Personal information
- Born: June 28, 1960 (age 65) Montreal, Quebec, Canada
- Listed height: 6 ft 5 in (1.96 m)
- Listed weight: 275 lb (125 kg)

Career information
- College: Boise State University
- NFL draft: 1984: 11th round, 291st overall pick
- CFL draft: 1984: 5th overall pick

Career history
- 1984–1988: Ottawa Rough Riders
- 1989–1993: Edmonton Eskimos

Awards and highlights
- Grey Cup champion (1993); NCAA Division I-AA national champion (1980);

= Michel Bourgeau =

Canadian gridiron football player (born 1960)

Michel Bourgeau (born June 28, 1960) is a Canadian former professional football defensive lineman who played ten seasons in the Canadian Football League (CFL) for the Ottawa Rough Riders and Edmonton Eskimos.

Born in Montreal, Quebec, Bourgeau played college football in the western United States at Boise State University (1980–1983).
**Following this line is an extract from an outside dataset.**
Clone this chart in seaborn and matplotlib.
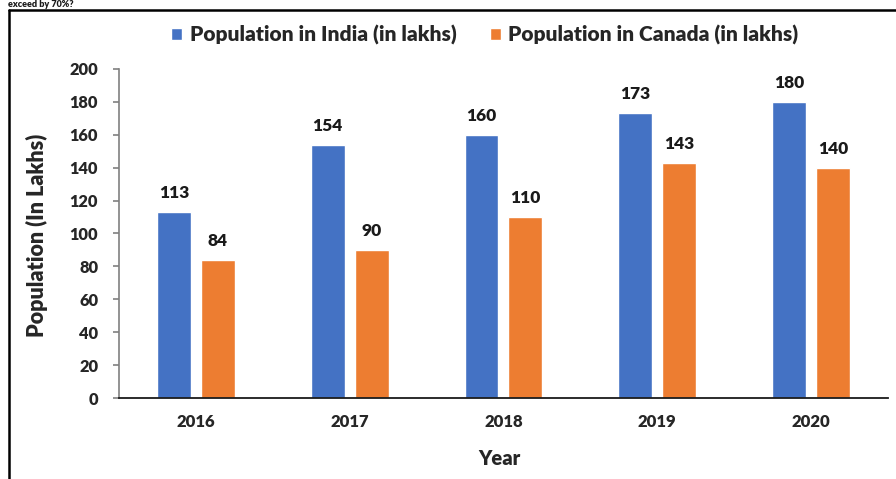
import numpy as np
import pandas as pd
import matplotlib
matplotlib.use("Agg")
import matplotlib.pyplot as plt
import seaborn as sns

# Données
annees = ["2016", "2017", "2018", "2019", "2020"]
pop_inde = [113, 154, 160, 173, 180]
pop_canada = [84, 90, 110, 143, 140]
series = ["Population in India (in lakhs)", "Population in Canada (in lakhs)"]
couleurs = ["#4472C4", "#ED7D31"]
yticks = list(range(0, 201, 20))

df = pd.DataFrame({
    "Year": annees * 2,
    "Population": pop_inde + pop_canada,
    "Serie": [series[0]] * len(annees) + [series[1]] * len(annees),
})

sns.set_style("white")
plt.rcParams["font.family"] = ["Lato", "DejaVu Sans"]
poids = "heavy"

fig = plt.figure(figsize=(8.96, 4.79), dpi=100)
ax = fig.add_axes([0.1328, 0.1691, 0.8582, 0.6869])

sns.barplot(data=df, x="Year", y="Population", hue="Serie", hue_order=series,
            palette=couleurs, width=0.571, gap=0.227, saturation=1, ax=ax)

# Étiquettes des valeurs au-dessus des barres
for c in ax.containers:
    ax.bar_label(c, padding=8, fontsize=12.5, fontweight=poids, color="#1a1a1a")

ax.set_xlim(-0.5, 4.5)
ax.set_ylim(0, 200)
ax.set_yticks(yticks)
ax.set_yticklabels([str(v) for v in yticks], fontsize=11.8, fontweight=poids)
ax.tick_params(axis="y", left=True, length=4, width=1.2, color="#808080", pad=11)
ax.tick_params(axis="x", bottom=False, pad=8, labelsize=12)
for lab in ax.get_xticklabels():
    lab.set_fontweight(poids)

for s in ["top", "right"]:
    ax.spines[s].set_visible(False)
ax.spines["left"].set_color("#808080")
ax.spines["left"].set_linewidth(1.2)
ax.spines["bottom"].set_color("#1a1a1a")
ax.spines["bottom"].set_linewidth(1.3)

ax.set_xlabel("Year", fontsize=14.5, fontweight=poids)
ax.xaxis.set_label_coords(0.495, -0.155)
ax.set_ylabel("Population (In Lakhs)", fontsize=15.5, fontweight=poids)
ax.yaxis.set_label_coords(-0.092, 0.495)

# Légende en haut
handles, labels = ax.get_legend_handles_labels()
ax.legend_.remove()
fig.legend(handles, labels, loc="center", bbox_to_anchor=(0.541, 0.927), ncol=2,
           frameon=False, handlelength=0.55, handleheight=0.55,
           handletextpad=0.35, columnspacing=1.6, prop={"weight": poids, "size": 15})

# Cadre de la capture et texte du haut
fig.add_artist(plt.Line2D([0.0105, 0.0105], [0, 0.979], color="black", lw=1.8,
                          transform=fig.transFigure))
fig.add_artist(plt.Line2D([0.0105, 1], [0.979, 0.979], color="black", lw=1.8,
                          transform=fig.transFigure))
fig.text(0.009, 0.999, "exceed by 70%?", fontsize=6.5, fontweight=poids,
         ha="left", va="top", color="#1a1a1a")

fig.savefig("out.png", dpi=100)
In his freshman year, the Broncos won the Big Sky title and the Division I-AA national championship. He was selected in the eleventh round of the 1984 NFL draft by the New Orleans Saints.

Bourgeau was also selected in the 1984 CFL draft, fifth in the territorial exemption portion, by Ottawa, and played with the Rough Riders for five seasons. He spent his last five seasons in Edmonton and retired after the 1993 season, after winning the Grey Cup.